Supplied material
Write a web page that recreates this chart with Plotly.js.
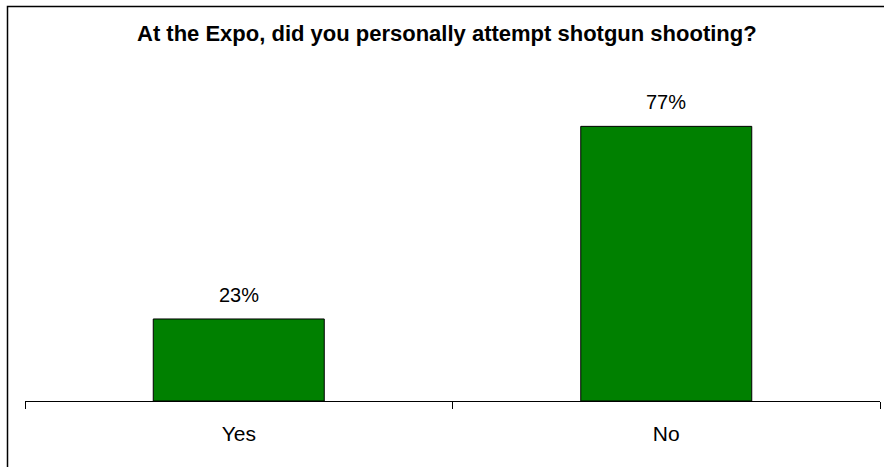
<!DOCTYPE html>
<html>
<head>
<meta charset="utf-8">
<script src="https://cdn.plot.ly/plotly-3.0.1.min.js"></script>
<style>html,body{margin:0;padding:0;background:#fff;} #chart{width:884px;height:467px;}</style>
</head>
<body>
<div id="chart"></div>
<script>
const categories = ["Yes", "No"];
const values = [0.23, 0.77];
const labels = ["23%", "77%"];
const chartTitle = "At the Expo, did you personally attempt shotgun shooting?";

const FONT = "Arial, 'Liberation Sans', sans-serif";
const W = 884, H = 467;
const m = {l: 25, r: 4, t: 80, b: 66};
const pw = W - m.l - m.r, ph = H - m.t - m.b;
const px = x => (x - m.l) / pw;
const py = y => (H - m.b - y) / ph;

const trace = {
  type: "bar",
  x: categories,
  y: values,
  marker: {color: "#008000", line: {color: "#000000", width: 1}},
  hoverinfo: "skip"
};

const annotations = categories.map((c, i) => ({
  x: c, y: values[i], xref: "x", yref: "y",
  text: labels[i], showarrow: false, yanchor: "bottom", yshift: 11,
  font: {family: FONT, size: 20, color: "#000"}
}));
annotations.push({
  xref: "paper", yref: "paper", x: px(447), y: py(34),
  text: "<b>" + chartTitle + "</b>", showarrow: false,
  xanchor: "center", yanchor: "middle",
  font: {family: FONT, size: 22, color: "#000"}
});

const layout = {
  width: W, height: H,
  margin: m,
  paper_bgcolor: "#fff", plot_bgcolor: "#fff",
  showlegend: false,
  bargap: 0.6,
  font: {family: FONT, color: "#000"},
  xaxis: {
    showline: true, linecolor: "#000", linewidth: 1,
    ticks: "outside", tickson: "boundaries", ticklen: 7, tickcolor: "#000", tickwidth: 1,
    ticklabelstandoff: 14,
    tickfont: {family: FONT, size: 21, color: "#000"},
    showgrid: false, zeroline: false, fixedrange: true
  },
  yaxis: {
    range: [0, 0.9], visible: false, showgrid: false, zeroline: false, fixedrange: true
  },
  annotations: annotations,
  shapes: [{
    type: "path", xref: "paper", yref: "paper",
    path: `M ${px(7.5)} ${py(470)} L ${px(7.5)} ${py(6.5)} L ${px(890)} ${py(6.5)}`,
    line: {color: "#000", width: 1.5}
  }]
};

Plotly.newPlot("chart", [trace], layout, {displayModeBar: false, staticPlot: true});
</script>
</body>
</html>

Objective
Leave every image out, and retype the material exactly.

The solution
Write a web page that recreates this chart with Plotly.js.
<!DOCTYPE html>
<html>
<head>
<meta charset="utf-8">
<script src="https://cdn.plot.ly/plotly-3.0.1.min.js"></script>
<style>html,body{margin:0;padding:0;background:#fff;} #chart{width:884px;height:467px;}</style>
</head>
<body>
<div id="chart"></div>
<script>
const categories = ["Yes", "No"];
const values = [0.23, 0.77];
const labels = ["23%", "77%"];
const chartTitle = "At the Expo, did you personally attempt shotgun shooting?";

const FONT = "Arial, 'Liberation Sans', sans-serif";
const W = 884, H = 467;
const m = {l: 25, r: 4, t: 80, b: 66};
const pw = W - m.l - m.r, ph = H - m.t - m.b;
const px = x => (x - m.l) / pw;
const py = y => (H - m.b - y) / ph;

const trace = {
  type: "bar",
  x: categories,
  y: values,
  marker: {color: "#008000", line: {color: "#000000", width: 1}},
  hoverinfo: "skip"
};

const annotations = categories.map((c, i) => ({
  x: c, y: values[i], xref: "x", yref: "y",
  text: labels[i], showarrow: false, yanchor: "bottom", yshift: 11,
  font: {family: FONT, size: 20, color: "#000"}
}));
annotations.push({
  xref: "paper", yref: "paper", x: px(447), y: py(34),
  text: "<b>" + chartTitle + "</b>", showarrow: false,
  xanchor: "center", yanchor: "middle",
  font: {family: FONT, size: 22, color: "#000"}
});

const layout = {
  width: W, height: H,
  margin: m,
  paper_bgcolor: "#fff", plot_bgcolor: "#fff",
  showlegend: false,
  bargap: 0.6,
  font: {family: FONT, color: "#000"},
  xaxis: {
    showline: true, linecolor: "#000", linewidth: 1,
    ticks: "outside", tickson: "boundaries", ticklen: 7, tickcolor: "#000", tickwidth: 1,
    ticklabelstandoff: 14,
    tickfont: {family: FONT, size: 21, color: "#000"},
    showgrid: false, zeroline: false, fixedrange: true
  },
  yaxis: {
    range: [0, 0.9], visible: false, showgrid: false, zeroline: false, fixedrange: true
  },
  annotations: annotations,
  shapes: [{
    type: "path", xref: "paper", yref: "paper",
    path: `M ${px(7.5)} ${py(470)} L ${px(7.5)} ${py(6.5)} L ${px(890)} ${py(6.5)}`,
    line: {color: "#000", width: 1.5}
  }]
};

Plotly.newPlot("chart", [trace], layout, {displayModeBar: false, staticPlot: true});
</script>
</body>
</html>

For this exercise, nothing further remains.